The representation of Black Love in the 90’s through genres such as R’n’B is certainly undeniable. Cheryl Osei, born and raised in South East London being inspired by the genre, wanted to create a fashion and music conceptual video based on Black Love. She describes the 90’s as being an era where the portrayal of love was solidified. Cheryl had identified that she had not yet seen a film which captured music and fashion, which led to The Lovers Lookbook creating a sense of nostalgia. This theme was successfully portrayed throughout the video through music, typography and visuals. Cheryl chose songs sung by Donell Jones, Brandy and Aaliyah to create the video, to represent love whilst using video to present the look book.
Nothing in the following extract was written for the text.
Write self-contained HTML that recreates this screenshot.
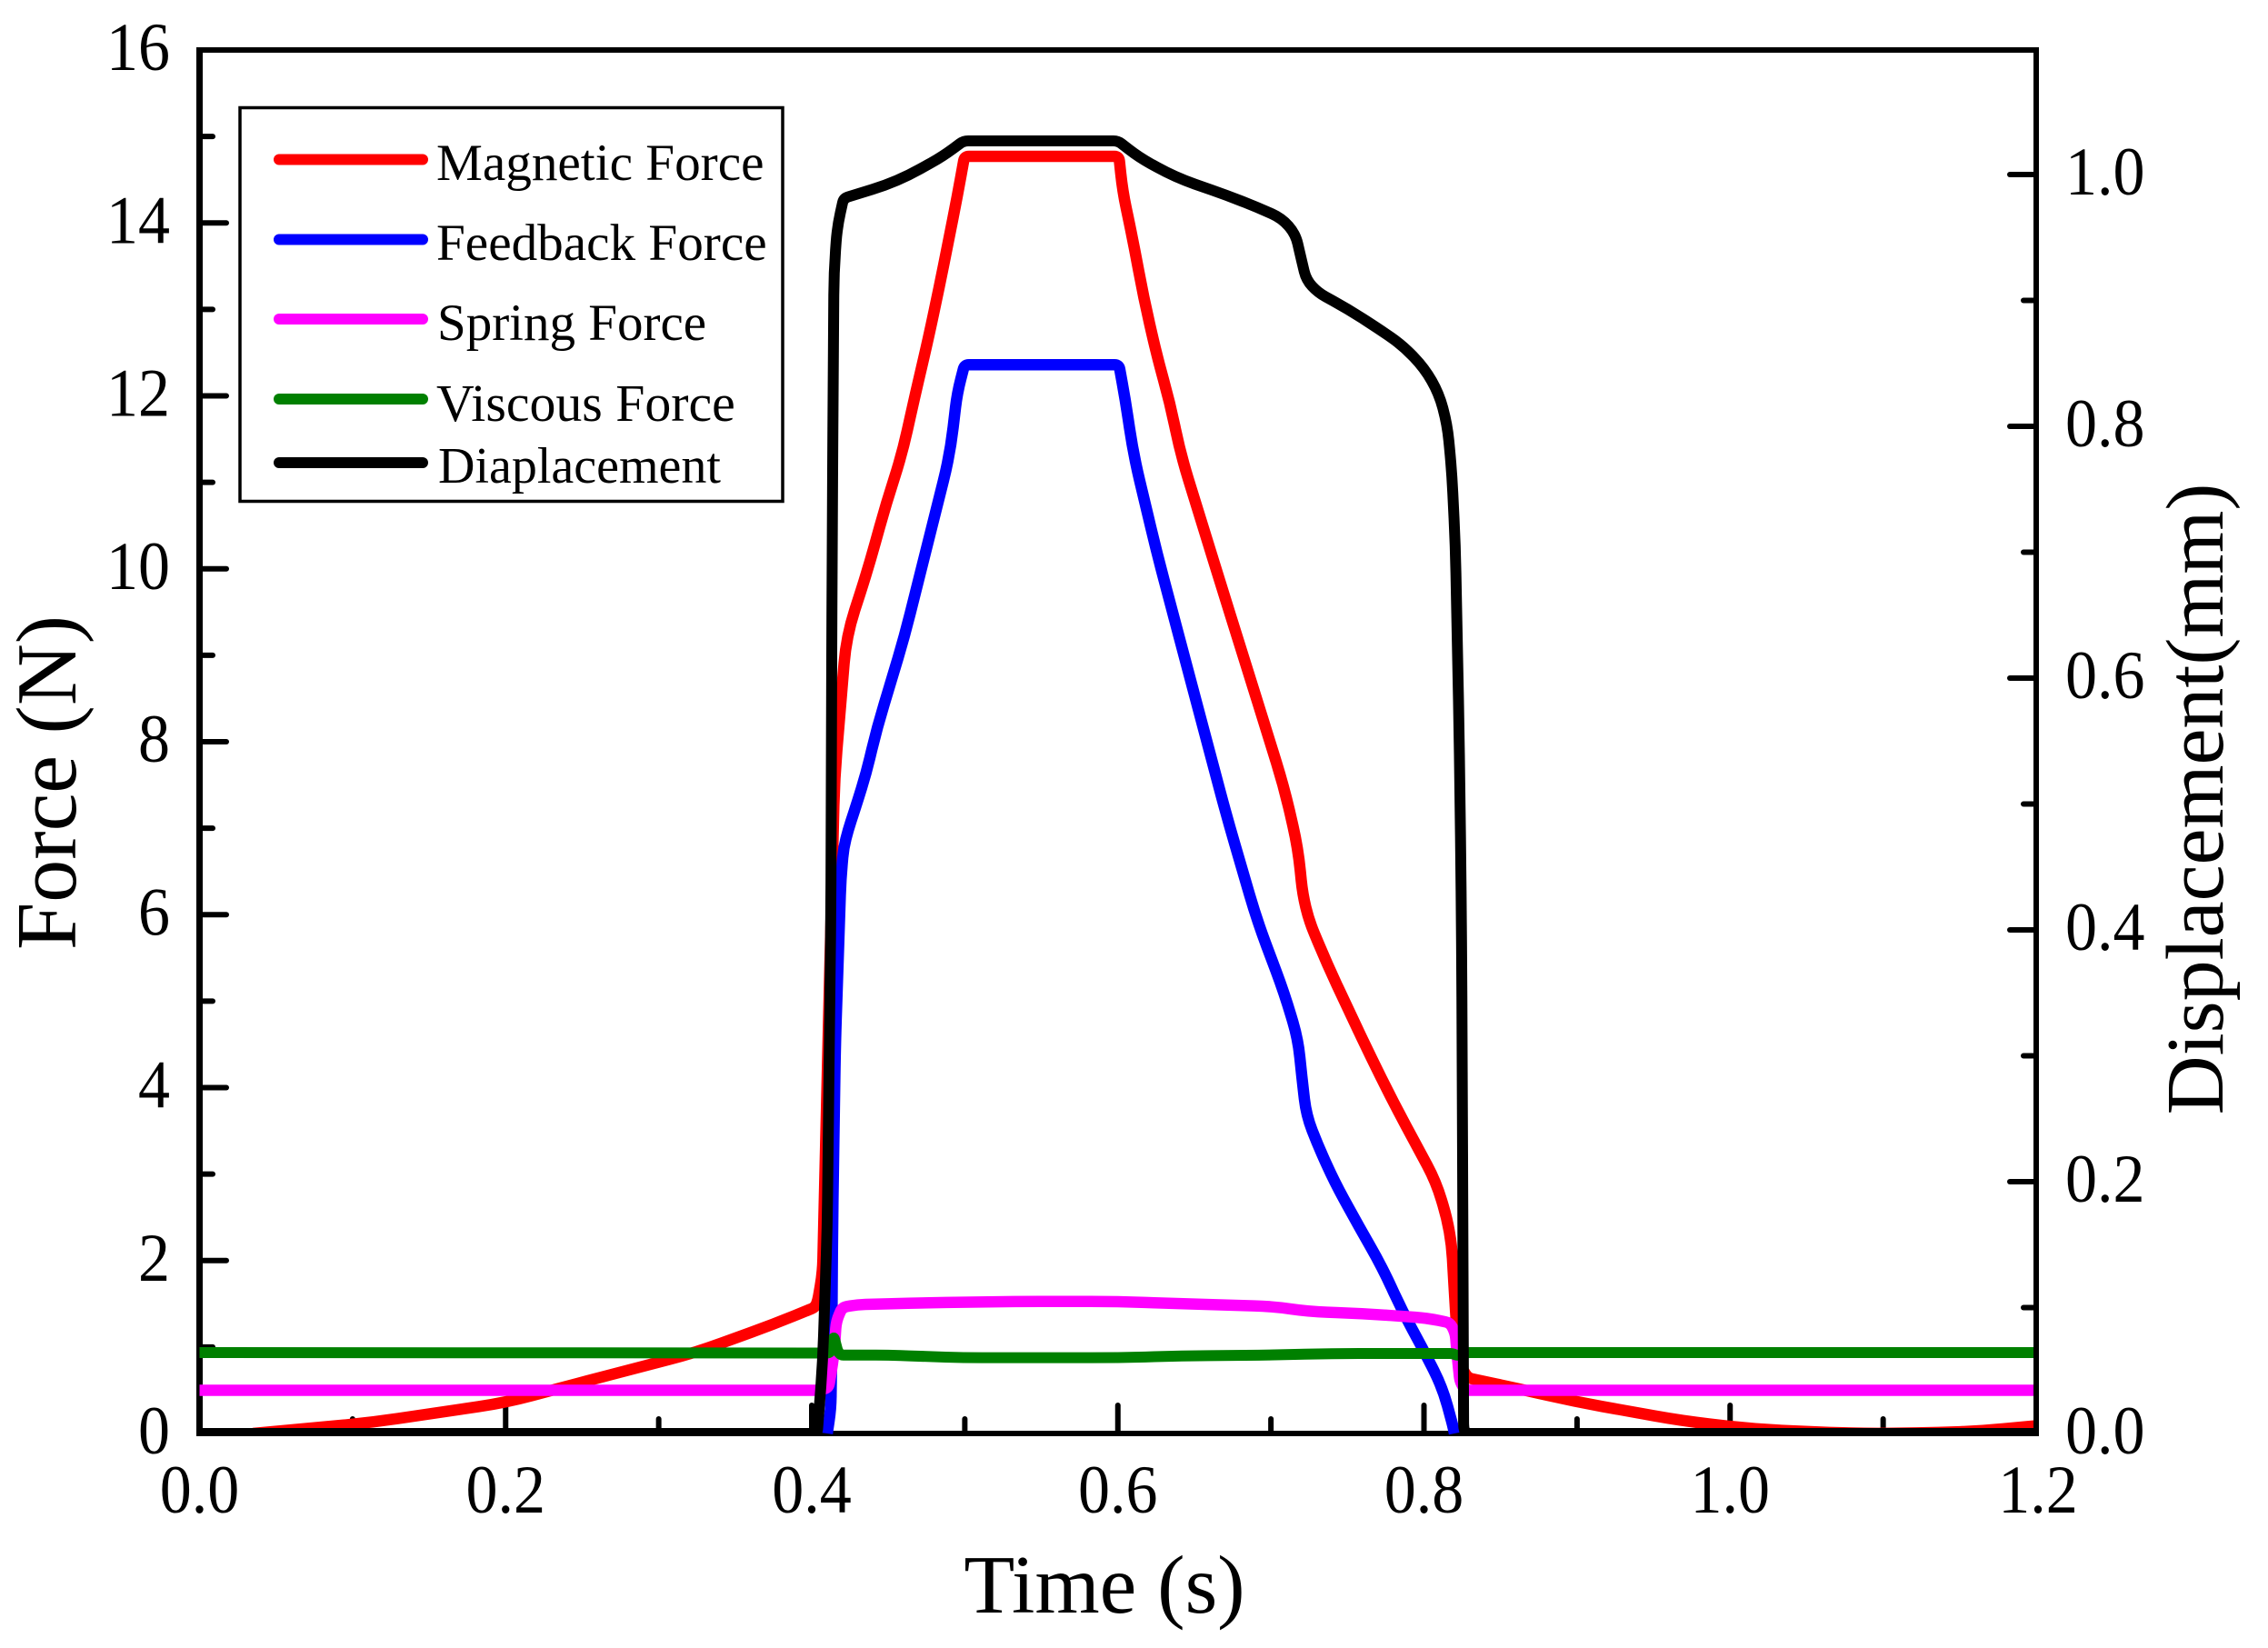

“I was motivated to create The Lovers Lookbook because I hadn’t really seen anything like it before in film. A couple months back, I kept listening to Brent Faiyaz’s ‘Stay Down’ who already has a strong 90s R’n’B sound. As an artist, he has only recently started releasing music videos for songs on his album and I kept thinking of a video for it. So, I said to myself I had to create something to honour that 90s R’n’B era and make people nostalgic about it.”
– Cheryl Osei
One could argue the portrayal of Black Love in the 90’s was a lot stronger than it is now. The use of music creates a nostalgic feeling, which makes The Lovers Lookbook a success. Which brings me to think would the Lovers Lookbook have the same effect using music from this era? Cheryl seeks to change things up and look at different eras in the future, which shall be eye-opening considering the changes in R’n’B music today.
“I’m currently working on another Lookbook however we’re going to be exploring a different era and add more drama to intensify the scenarios. My hope for 2019 is to direct and produce as many fashion and music conceptual videos as possible with anyone willing and keen to see something different. As a Creative, I’m all about making work to help get underrepresented communities visibility so that’s my focus in general.
With the upcoming project, I’m going backwards in time because I think it’s important to show as much representation of black love and fashion as possible. There’s nothing more jarring than scrolling through Pinterest and finding it difficult to spot black people fashionably dressed throughout previous decades, did we just not exist? My generation grew up around a lot of amazing black popular culture and it’s time to bring that back.”